A Tudor ship lost -- and found; The Story of the Mary Rose, by Ernle Bradford. New York: W. W. Norton. 207 pp. $ 24.95.

On July 19, 1545, Vice-Admiral Sir George Carew's 700-ton flagship, the Mary Rose, sank during the Battle of Portsmouth, while King Henry VIII was looking on from the shore. To this day nobody knows why the ship sank. It is known that the Mary Rose's maneuverability in a beam wind was severely limited, that the ship was grossly overloaded with soldiers, and that when the vice-admiral's uncle, Sir Gawen Carew, sailed alongside and called out, ''What is the trouble?'' Sir George Carew replied, ''I have the sort of knaves I cannot rule.'' Was it mutiny? No one can say.

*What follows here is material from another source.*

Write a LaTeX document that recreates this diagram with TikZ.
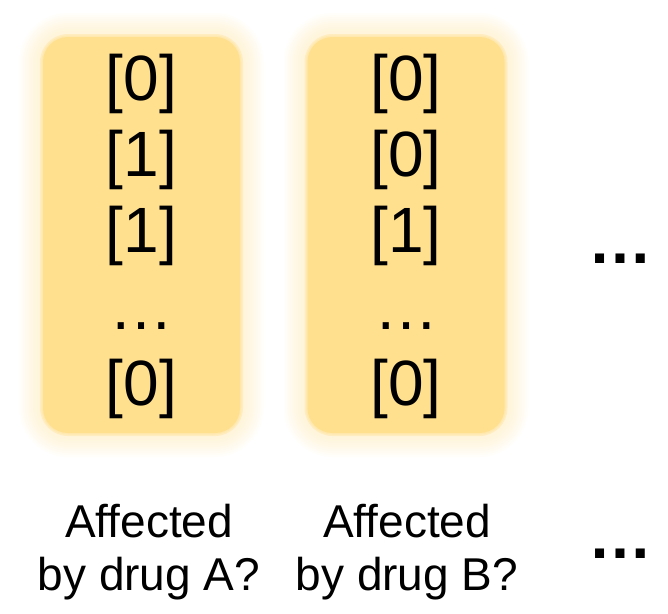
\documentclass[tikz,border=0pt]{standalone}
\usepackage{fontspec}
\setmainfont{Liberation Sans}
\definecolor{colgold}{HTML}{FFE08F}
\definecolor{colhalo}{HTML}{FFE6A8}

\begin{document}
\begin{tikzpicture}[x=1pt,y=-1pt,
    bit/.style={anchor=base,inner sep=0pt,font=\fontsize{64}{64}\selectfont},
    lbl/.style={anchor=north,align=center,inner sep=0pt,font=\fontsize{46}{53}\selectfont},
    more/.style={anchor=base,inner sep=0pt,font=\fontsize{64}{64}\selectfont\bfseries}]
    \useasboundingbox (0,0) rectangle (668,613);
    % two columns with a soft glow round them
    \foreach \cx in {141.5,406} {
      \foreach \g in {24,22,...,6}
        \fill[colhalo,opacity=.05,rounded corners=25+\g]
          (\cx-98.5-\g,37-\g) rectangle (\cx+98.5+\g,433+\g);
      \foreach \g in {3,1.5}
        \fill[colgold,opacity=.35,rounded corners=25+\g]
          (\cx-98.5-\g,37-\g) rectangle (\cx+98.5+\g,433+\g);
      \fill[colgold,rounded corners=25] (\cx-98.5,37) rectangle (\cx+98.5,433);
    }
    % drug A column
    \foreach \v [count=\i] in {[0],[1],[1],…,[0]}
      \node[bit] (a\i) at (141.5,24+76.25*\i) {\v};
    % drug B column
    \foreach \v [count=\i] in {[0],[0],[1],…,[0]}
      \node[bit] (b\i) at (406,24+76.25*\i) {\v};
    \node[lbl] (labA) at (149,504) {Affected\\by drug A?};
    \node[lbl] (labB) at (407,504) {Affected\\by drug B?};
    \node[more] (moreT) at (620.5,263) {…};
    \node[more] (moreB) at (620.5,558) {…};
\end{tikzpicture}
\end{document}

It wasn't until the 1830s that John Deane found a bronze 32-pounder gun bearing a Tudor inscription, that research in old records revealed he had rediscovered the Mary Rose, ''some lost lady of old years'' (Robert Browning). Although valuable relics were retrieved, the wreck remained below until last Sept. 29, when the Mary Rose Trust, whose president is Prince Charles, made the epic retrieval.

Ernle Bradford tells the enthralling tale: the struggle to obtain finance; the evolving techniques to prevent disintegration of the rescued 300-year-old relics. Now it will take two years to reassemble the ship's interior, several more to preserve the hull's oak.

This beautifully illustrated volume is a fitting tribute to all this endeavor. How poetic, too, that the Tudor flagship which sank so ingloriously under the gaze of Henry VIII should resurface so splendidly before the eyes of His Royal Highness the Prince of Wales.